▶ **PROVIDED DATA**:

"""

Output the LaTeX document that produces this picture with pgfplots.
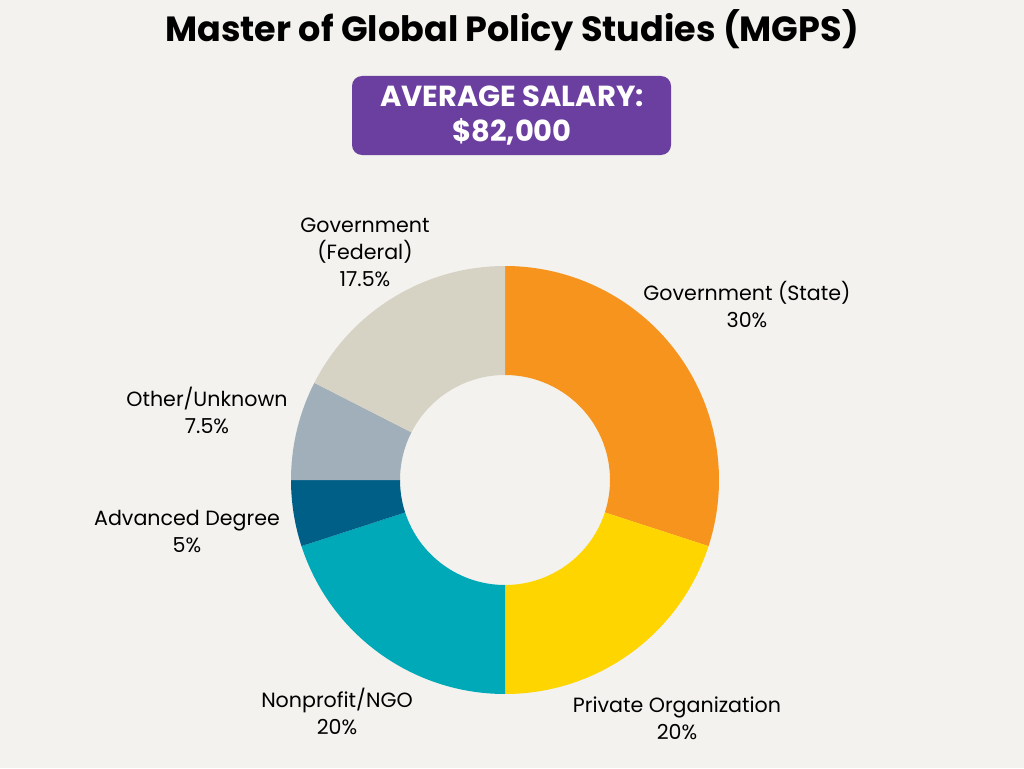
\documentclass[border=0pt]{standalone}
\usepackage{pgfplots}
\usepackage{pgfplotstable}
\pgfplotsset{compat=1.18}
\usepackage{fontspec}
\setmainfont{Poppins}

\definecolor{bg}{HTML}{F3F2EE}
\definecolor{boxpurple}{HTML}{6B3FA0}
\definecolor{cState}{HTML}{F7941D}
\definecolor{cPriv}{HTML}{FFD500}
\definecolor{cNgo}{HTML}{00A9B7}
\definecolor{cAdv}{HTML}{005F87}
\definecolor{cOther}{HTML}{A0AFBA}
\definecolor{cFed}{HTML}{D6D3C4}

% share of graduates by destination, clockwise from 12 o'clock
\pgfplotstableread{
value colour
30   cState
20   cPriv
20   cNgo
5    cAdv
7.5  cOther
17.5 cFed
}\slices

\begin{document}
\begin{tikzpicture}
\begin{axis}[
    x=0.5pt, y=0.5pt,
    xmin=0, xmax=1024, ymin=0, ymax=768,
    hide axis, clip=false,
    axis line style={draw=none},
]
% background
\fill[bg] (axis cs:0,0) rectangle (axis cs:1024,768);

% donut: outer radius 214px, inner radius 105px
\pgfplotstablegetrowsof{\slices}
\pgfmathtruncatemacro\nrows{\pgfplotsretval-1}
\gdef\angA{90}
\pgfplotsforeachungrouped \i in {0,...,\nrows}{
  \pgfplotstablegetelem{\i}{value}\of\slices \let\val\pgfplotsretval
  \pgfplotstablegetelem{\i}{colour}\of\slices \let\col\pgfplotsretval
  \pgfmathsetmacro\angB{\angA-3.6*\val}
  \edef\temp{\noexpand\fill[\col] (axis cs:505,288) ++(\angA:107pt)
    arc[start angle=\angA, end angle=\angB, radius=107pt]
    -- ++(\angB:-54.5pt)
    arc[start angle=\angB, end angle=\angA, radius=52.5pt] -- cycle;}
  \temp
  \global\let\angA\angB
}

% title and salary box
\node[font=\bfseries\fontsize{17.5}{20}\selectfont] at (axis cs:512,738) {Master of Global Policy Studies (MGPS)};
\fill[boxpurple, rounded corners=5pt] (axis cs:352,613) rectangle (axis cs:671,692);
\node[white, font=\bfseries\fontsize{14.5}{17.5}\selectfont, align=center] at (axis cs:512,652)
  {AVERAGE SALARY:\\\$82,000};

% slice labels
\begin{scope}[every node/.style={font=\fontsize{10.3}{13.5}\selectfont, align=center}]
\node at (axis cs:747,463) {Government (State)\\30\%};
\node at (axis cs:677,50) {Private Organization\\20\%};
\node at (axis cs:337,57) {Nonprofit/NGO\\20\%};
\node at (axis cs:187,237) {Advanced Degree\\5\%};
\node at (axis cs:207,358) {Other/Unknown\\7.5\%};
\node at (axis cs:365,516) {Government\\(Federal)\\17.5\%};
\end{scope}
\end{axis}
\end{tikzpicture}
\end{document}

"""

▶ **WRITTEN EXERCISE**:
Skip the images and write out the rest of the listing exactly.

▶ **RIGHT ANSWER**:
Output the LaTeX document that produces this picture with pgfplots.
\documentclass[border=0pt]{standalone}
\usepackage{pgfplots}
\usepackage{pgfplotstable}
\pgfplotsset{compat=1.18}
\usepackage{fontspec}
\setmainfont{Poppins}

\definecolor{bg}{HTML}{F3F2EE}
\definecolor{boxpurple}{HTML}{6B3FA0}
\definecolor{cState}{HTML}{F7941D}
\definecolor{cPriv}{HTML}{FFD500}
\definecolor{cNgo}{HTML}{00A9B7}
\definecolor{cAdv}{HTML}{005F87}
\definecolor{cOther}{HTML}{A0AFBA}
\definecolor{cFed}{HTML}{D6D3C4}

% share of graduates by destination, clockwise from 12 o'clock
\pgfplotstableread{
value colour
30   cState
20   cPriv
20   cNgo
5    cAdv
7.5  cOther
17.5 cFed
}\slices

\begin{document}
\begin{tikzpicture}
\begin{axis}[
    x=0.5pt, y=0.5pt,
    xmin=0, xmax=1024, ymin=0, ymax=768,
    hide axis, clip=false,
    axis line style={draw=none},
]
% background
\fill[bg] (axis cs:0,0) rectangle (axis cs:1024,768);

% donut: outer radius 214px, inner radius 105px
\pgfplotstablegetrowsof{\slices}
\pgfmathtruncatemacro\nrows{\pgfplotsretval-1}
\gdef\angA{90}
\pgfplotsforeachungrouped \i in {0,...,\nrows}{
  \pgfplotstablegetelem{\i}{value}\of\slices \let\val\pgfplotsretval
  \pgfplotstablegetelem{\i}{colour}\of\slices \let\col\pgfplotsretval
  \pgfmathsetmacro\angB{\angA-3.6*\val}
  \edef\temp{\noexpand\fill[\col] (axis cs:505,288) ++(\angA:107pt)
    arc[start angle=\angA, end angle=\angB, radius=107pt]
    -- ++(\angB:-54.5pt)
    arc[start angle=\angB, end angle=\angA, radius=52.5pt] -- cycle;}
  \temp
  \global\let\angA\angB
}

% title and salary box
\node[font=\bfseries\fontsize{17.5}{20}\selectfont] at (axis cs:512,738) {Master of Global Policy Studies (MGPS)};
\fill[boxpurple, rounded corners=5pt] (axis cs:352,613) rectangle (axis cs:671,692);
\node[white, font=\bfseries\fontsize{14.5}{17.5}\selectfont, align=center] at (axis cs:512,652)
  {AVERAGE SALARY:\\\$82,000};

% slice labels
\begin{scope}[every node/.style={font=\fontsize{10.3}{13.5}\selectfont, align=center}]
\node at (axis cs:747,463) {Government (State)\\30\%};
\node at (axis cs:677,50) {Private Organization\\20\%};
\node at (axis cs:337,57) {Nonprofit/NGO\\20\%};
\node at (axis cs:187,237) {Advanced Degree\\5\%};
\node at (axis cs:207,358) {Other/Unknown\\7.5\%};
\node at (axis cs:365,516) {Government\\(Federal)\\17.5\%};
\end{scope}
\end{axis}
\end{tikzpicture}
\end{document}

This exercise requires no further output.